The average professional has 8-12 recurring meetings per week. How many are truly necessary?
The Quarterly Meeting Audit
Every quarter, review each recurring meeting:
Ask These Questions
- •What's the purpose? Can you articulate it?
- •What would happen if we stopped? Anything?
- •Does everyone need to attend? Or could it be smaller?
- •Is the frequency right? Weekly might be too often
- •Is the duration right? Could it be shorter?
Decision Matrix
| Action | When to Use | |--------|-------------| | Keep as-is | If it's working and necessary | | Reduce frequency | Weekly → biweekly, biweekly → monthly | | Shorten | 60 min → 30 min, 30 min → 15 min | | Make async | Replace with Slack update or doc | | Kill | If nobody would miss it |
Common Meetings to Cut
Status Update Meetings
Replace with async written updates. Use meetings for discussion, not information transfer.
"Just in Case" Meetings
Meetings held even when there's nothing to discuss. Make them conditional.
Too-Large Meetings
Every person added reduces effectiveness. Split into smaller groups.
Historical Meetings
Created for a reason that no longer exists.
How to Kill a Meeting
- •Propose an experiment: "Let's try canceling for a month"
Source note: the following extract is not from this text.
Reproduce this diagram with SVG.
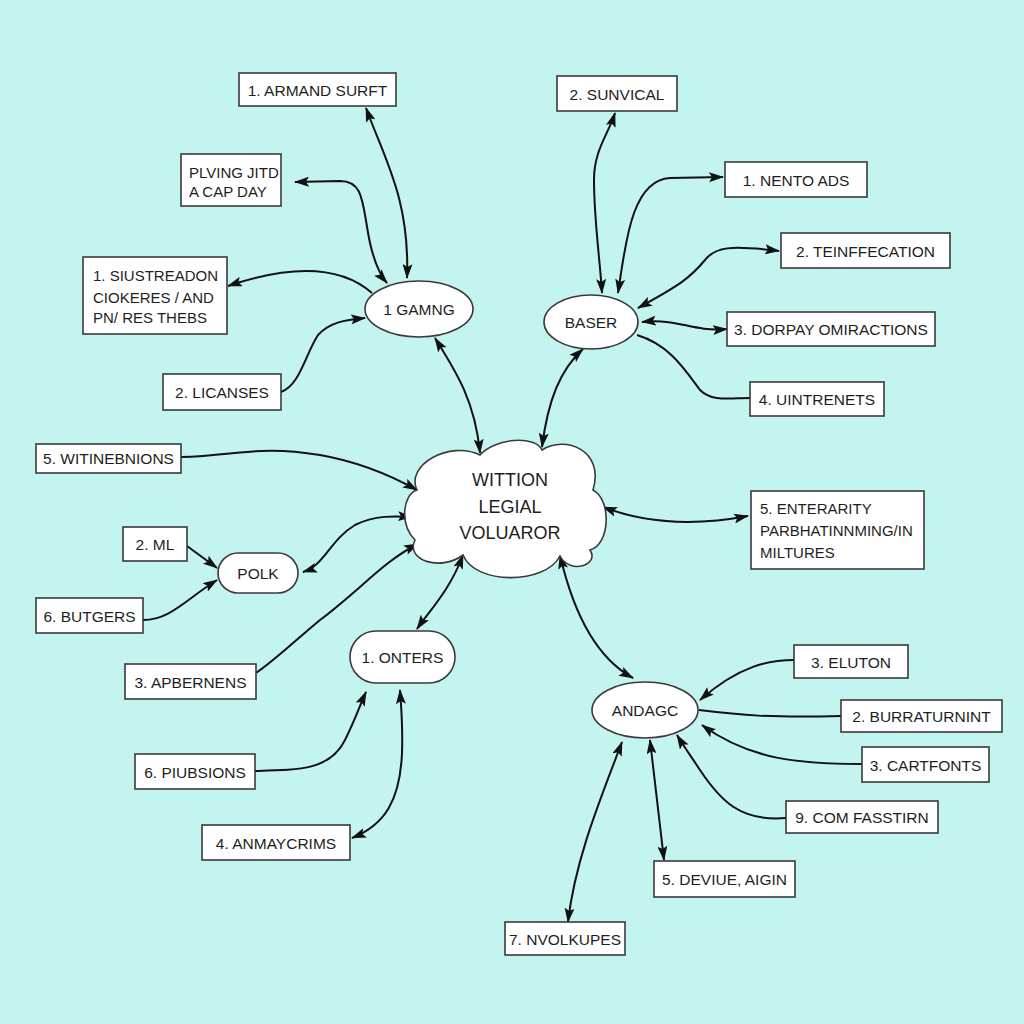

- •Offer alternatives: "I'll send a weekly update instead"
- •Start small: Reduce frequency before eliminating
- •Get allies: Others probably want this too
Protecting the Meetings That Matter
Not all meetings are bad. Protect:
- •1:1s with direct reports
- •Strategic planning sessions
- •Team retrospectives
- •Cross-functional coordination (when needed)
The Meeting-Free Default
Flip the script: Instead of meetings being the default, make async the default. Only meet when synchronous communication adds clear value.
Action Step
This week, pick one recurring meeting. Ask: "What would happen if this disappeared?" Act on the answer.